The “Me Too” campaign was inspired by an encounter between civil rights activist Tarana Burke and a 13-year-old girl named Heaven in 1997. Burke was working with young people in Alabama when Heaven told her that she was being sexually abused by her mother’s boyfriend. In that moment, Burke recalled that she was speechless because as a survivor of sexual abuse herself, she was still trying to deal with her past. She said: “I didn’t have a response or a way to help her in that moment, and I couldn’t even say ‘me, too.’”
After hearing the stories of several other young people who experienced sexual assault, Burke took action. In 2006, she created Just Be Inc., a nonprofit organization designed to empower young women of color. Then, through that organization, she launched the Me Too movement, which aims to support female minorities who have survived sexual abuse, assault or exploitation.
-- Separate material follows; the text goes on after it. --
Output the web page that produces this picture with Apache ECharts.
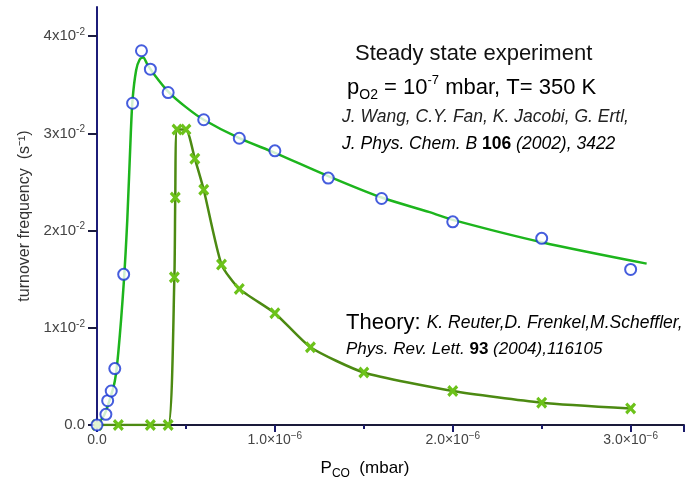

Watch: Leading Lady: Tarana Burke Creator if #MeToo Movement
Over a decade later, what began as a movement to help marginalized victims heal has shifted its focus to Hollywood. Prompted by a string of accusations against male celebrities, actress Alyssa Milano tweeted and called for women to respond “me too” if they have been sexually harassed or assaulted. It resulted in tens of thousands of responses from people who endured harassment or assault, and within 24 hours, Milano’s tweet was shared in over 12 million posts on social media.
The gesture sparked conversation and gave more women a platform to share their stories. However, the focus has shifted from the supporting the abused to calling out the abusers. After news got out about Harvey Weinstein’s abusive behavior towards several women, a floodgate of accused famous men were called out on social media, often fired from their jobs. So far, the number stands at a staggering 71, including public figures like Kevin Spacey and Louis C.K.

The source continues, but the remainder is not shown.